#### SHORT TASK:
Identify every line containing the word "script" and reproduce each one.

#### RECORDS SUPPLIED:
- - - - -

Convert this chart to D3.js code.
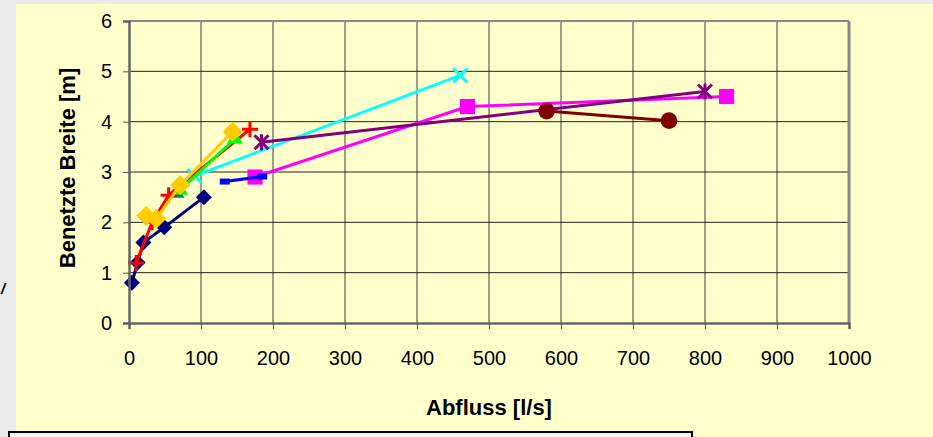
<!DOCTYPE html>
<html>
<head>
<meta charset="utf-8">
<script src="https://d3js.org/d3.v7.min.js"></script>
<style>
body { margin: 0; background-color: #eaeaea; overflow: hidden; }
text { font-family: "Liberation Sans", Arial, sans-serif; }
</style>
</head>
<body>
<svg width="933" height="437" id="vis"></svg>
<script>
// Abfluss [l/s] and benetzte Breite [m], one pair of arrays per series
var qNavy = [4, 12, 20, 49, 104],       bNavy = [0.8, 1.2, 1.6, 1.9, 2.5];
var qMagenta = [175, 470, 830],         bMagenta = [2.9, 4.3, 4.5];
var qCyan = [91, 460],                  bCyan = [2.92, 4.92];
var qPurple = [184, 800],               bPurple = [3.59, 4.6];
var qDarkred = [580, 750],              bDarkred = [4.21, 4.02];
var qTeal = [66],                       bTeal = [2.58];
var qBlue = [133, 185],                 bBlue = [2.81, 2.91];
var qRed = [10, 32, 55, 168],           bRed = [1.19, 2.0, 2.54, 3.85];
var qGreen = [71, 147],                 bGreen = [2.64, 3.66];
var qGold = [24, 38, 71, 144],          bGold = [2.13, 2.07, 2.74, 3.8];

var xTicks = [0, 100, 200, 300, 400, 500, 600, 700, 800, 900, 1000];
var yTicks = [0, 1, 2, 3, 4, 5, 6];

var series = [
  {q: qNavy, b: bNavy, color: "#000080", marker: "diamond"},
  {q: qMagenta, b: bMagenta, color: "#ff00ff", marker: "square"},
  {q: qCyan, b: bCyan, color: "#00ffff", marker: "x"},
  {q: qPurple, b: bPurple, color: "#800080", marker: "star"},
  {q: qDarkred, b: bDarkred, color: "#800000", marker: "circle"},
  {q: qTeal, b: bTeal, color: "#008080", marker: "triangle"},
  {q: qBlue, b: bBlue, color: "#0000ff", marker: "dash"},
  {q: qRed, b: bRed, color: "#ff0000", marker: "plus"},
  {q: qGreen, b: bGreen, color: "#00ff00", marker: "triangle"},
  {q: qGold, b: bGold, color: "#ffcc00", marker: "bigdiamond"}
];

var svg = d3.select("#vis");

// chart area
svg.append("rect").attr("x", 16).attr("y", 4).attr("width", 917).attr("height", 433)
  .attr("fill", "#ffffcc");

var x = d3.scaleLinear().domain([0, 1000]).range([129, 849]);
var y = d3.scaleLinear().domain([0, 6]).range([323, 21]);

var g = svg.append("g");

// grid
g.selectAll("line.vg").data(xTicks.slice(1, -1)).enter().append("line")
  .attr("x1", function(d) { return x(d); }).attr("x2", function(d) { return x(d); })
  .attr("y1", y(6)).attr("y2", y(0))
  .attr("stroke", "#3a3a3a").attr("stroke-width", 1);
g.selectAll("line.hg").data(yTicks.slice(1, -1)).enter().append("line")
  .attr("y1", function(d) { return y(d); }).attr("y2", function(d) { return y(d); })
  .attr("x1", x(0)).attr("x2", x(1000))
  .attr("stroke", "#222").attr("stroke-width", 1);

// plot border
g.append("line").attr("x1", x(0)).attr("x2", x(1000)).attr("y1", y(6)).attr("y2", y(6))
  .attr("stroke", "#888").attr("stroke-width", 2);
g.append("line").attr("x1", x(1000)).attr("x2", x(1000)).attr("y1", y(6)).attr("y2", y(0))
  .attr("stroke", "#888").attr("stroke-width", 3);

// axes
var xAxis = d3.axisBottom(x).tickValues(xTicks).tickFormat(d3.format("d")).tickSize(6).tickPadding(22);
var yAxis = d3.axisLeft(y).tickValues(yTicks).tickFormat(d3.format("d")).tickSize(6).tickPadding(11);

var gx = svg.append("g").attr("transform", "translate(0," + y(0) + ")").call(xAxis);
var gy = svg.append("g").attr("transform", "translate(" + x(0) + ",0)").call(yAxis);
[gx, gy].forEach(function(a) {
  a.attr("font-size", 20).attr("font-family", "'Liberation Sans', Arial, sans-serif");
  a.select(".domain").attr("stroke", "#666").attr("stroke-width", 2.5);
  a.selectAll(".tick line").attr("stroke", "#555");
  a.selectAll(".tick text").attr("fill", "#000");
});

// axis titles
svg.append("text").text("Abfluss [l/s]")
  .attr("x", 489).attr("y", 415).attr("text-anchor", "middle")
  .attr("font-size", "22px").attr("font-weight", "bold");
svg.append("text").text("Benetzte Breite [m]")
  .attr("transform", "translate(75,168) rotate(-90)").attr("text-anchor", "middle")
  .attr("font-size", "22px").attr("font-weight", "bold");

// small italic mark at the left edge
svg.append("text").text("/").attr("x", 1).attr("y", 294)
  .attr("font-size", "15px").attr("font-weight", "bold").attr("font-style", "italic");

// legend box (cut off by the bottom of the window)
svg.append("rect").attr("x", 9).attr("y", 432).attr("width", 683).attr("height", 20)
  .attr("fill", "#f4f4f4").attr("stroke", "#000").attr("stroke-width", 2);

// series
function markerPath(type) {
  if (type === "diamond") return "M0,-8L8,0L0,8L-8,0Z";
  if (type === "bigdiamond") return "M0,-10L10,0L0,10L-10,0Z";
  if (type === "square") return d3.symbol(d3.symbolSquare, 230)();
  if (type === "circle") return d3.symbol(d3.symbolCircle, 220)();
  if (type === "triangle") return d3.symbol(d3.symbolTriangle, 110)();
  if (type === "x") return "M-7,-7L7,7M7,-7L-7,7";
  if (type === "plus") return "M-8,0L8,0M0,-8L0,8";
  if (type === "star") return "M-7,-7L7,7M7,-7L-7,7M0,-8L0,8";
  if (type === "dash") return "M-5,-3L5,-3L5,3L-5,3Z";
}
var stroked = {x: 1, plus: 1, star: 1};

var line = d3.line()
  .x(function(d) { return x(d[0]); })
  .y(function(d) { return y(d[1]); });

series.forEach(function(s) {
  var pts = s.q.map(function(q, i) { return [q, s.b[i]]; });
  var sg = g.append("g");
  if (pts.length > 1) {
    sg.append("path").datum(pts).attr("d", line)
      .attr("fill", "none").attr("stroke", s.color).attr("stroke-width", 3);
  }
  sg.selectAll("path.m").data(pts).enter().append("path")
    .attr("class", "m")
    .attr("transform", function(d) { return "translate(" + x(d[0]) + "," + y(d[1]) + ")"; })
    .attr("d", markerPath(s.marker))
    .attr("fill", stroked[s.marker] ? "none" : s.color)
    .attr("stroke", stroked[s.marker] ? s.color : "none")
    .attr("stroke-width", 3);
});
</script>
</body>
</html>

- - - - -

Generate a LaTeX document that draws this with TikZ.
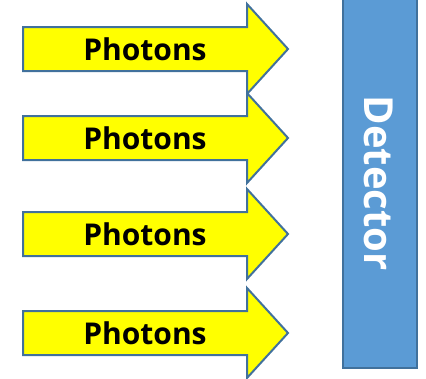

- - - - -

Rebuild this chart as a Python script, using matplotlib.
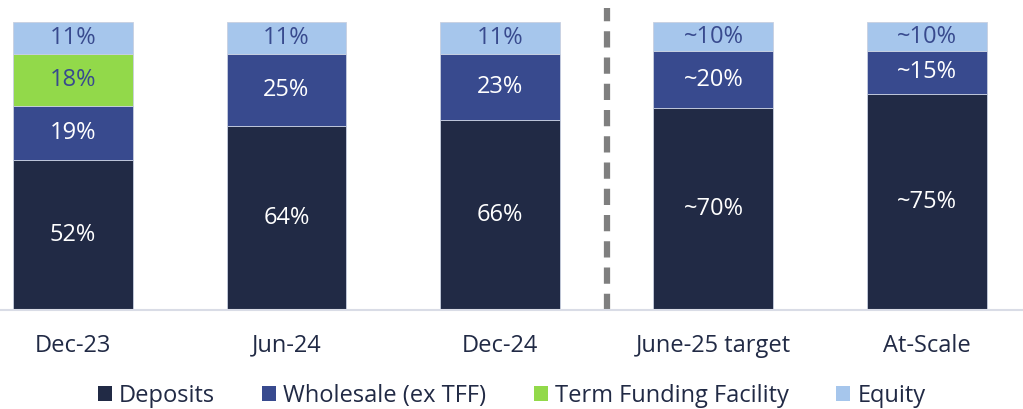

- - - - -

#### OUTPUT:
<script src="https://d3js.org/d3.v7.min.js"></script>
<script>
</script>
Rebuild this chart as a Python script, using matplotlib.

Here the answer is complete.